Les médias & le débat public
Dans son discours de victoire, Cheng a elle-même dénoncé l’usage des « étiquettes rouges » (red labels qualifiant le KMT de « pro-Chine ») comme une arme politique.
Un article de fond note également que le KMT est « hors phase avec l’électorat » ; sa structure et sa base de soutien vieillissante.
Jeunes, société civile et opinions sur les relations avec la Chine
Une partie non négligeable de la société taïwanaise (et encore plus parmi les jeunes) rejette l’idée d’un rapprochement non conditionné avec la Chine ou une sortie rapide vers la réunification. L’élection de Cheng, qui proclame vouloir « que tous les Taïwanais puissent fièrement dire ‘je suis chinois’ », suscite donc des réactions partagées[6].

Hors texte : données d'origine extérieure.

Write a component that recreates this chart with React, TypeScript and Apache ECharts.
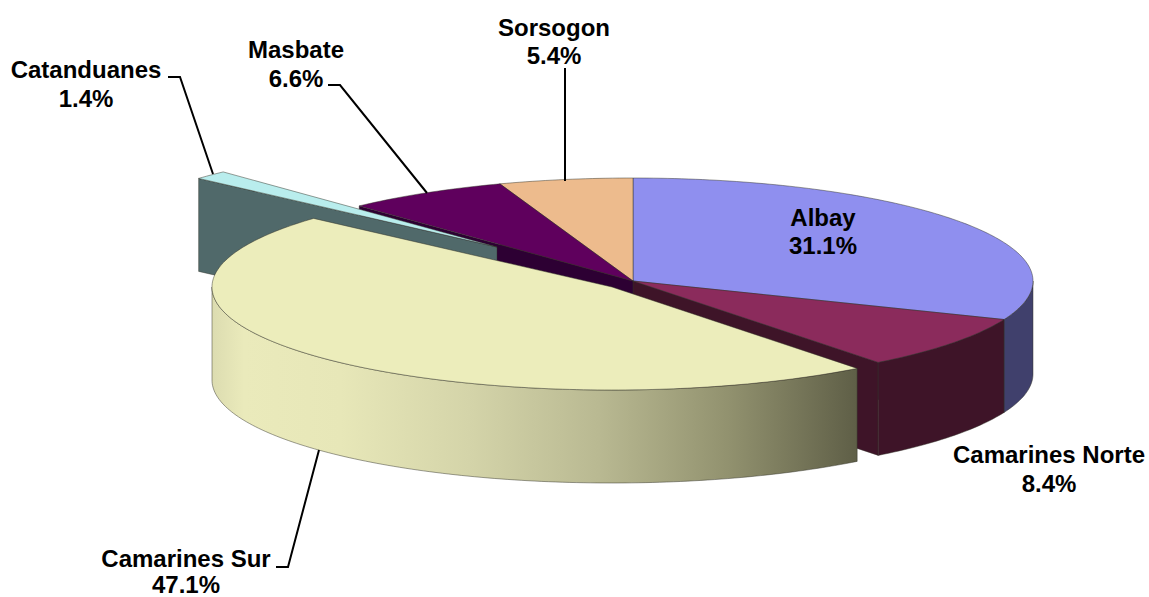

Le signal envoyé par Cheng d’une forte priorité à la paix et à la coopération plutôt qu’à une hausse rapide des dépenses de défense est aussi critiqué par ceux qui jugent que Taïwan doit renforcer sa posture militaire.
Implications et attentes
Beaucoup attendent de Cheng qu’elle réunisse un KMT fracturé et captive un électorat plus large, mais également qu’elle clarifie l’orientation du parti vis-à-vis de la Chine, ce qui semble être une grande attente populaire.
Le contexte plus large, avec des élections locales prochaines (2026) et l’élection présidentielle de 2028 à l’horizon, signifie que son mandat commence sous forte pression.
Enfin, le défi est double : mobiliser une base interne démobilisée et reconquérir un électorat extérieur plus jeune, plus « progressiste » sur l’identité taïwanaise — ce qui implique des ajustements stratégiques.
Pour l’avenir, ce qui compte ne sera pas seulement son élection, mais les réalisations concrètes : capacité à rassembler le KMT, à mobiliser de nouveaux soutiens, à définir un programme clair, à gagner les prochaines élections, et à gérer les défis de la relation avec l’autre rive du détroit de Taïwan.
[1] Ex-legislator Cheng Li-wun elected as KMT chair, By Shih Hsiao-kuang and Jake Chung / Staff reporter, and staff writer, with CAN, Taipei Times, Oct 19, 2025.
[2] 帶領KMT靠攏中? 鄭麗文政策取向受矚/鄭麗文當選黨主席 投票數超過6萬「得票率破5成」
記者|鏡新聞 綜合報導
[3] Taïwan : le plus grand parti d’opposition choisit une nouvelle dirigeante, NHK World, Dimanche 19 octobre.
[4] Xi congratulates Cheng Li-wun on election as KMT chairperson, Xinhua, October 19, 2025.
[5] 2025 KMT Chair Race: Balancing Peace and Peril in Taïwan, Geopolitical Monitor, Situation Reports – Meng Kit Tang, October 17, 2025.
[6] Ex-legislator Cheng Li-wun elected as KMT chair, By Shih Hsiao-kuang and Jake Chung / Staff reporter, and staff writer, with CAN, Taipei Times, Oct 19, 2025.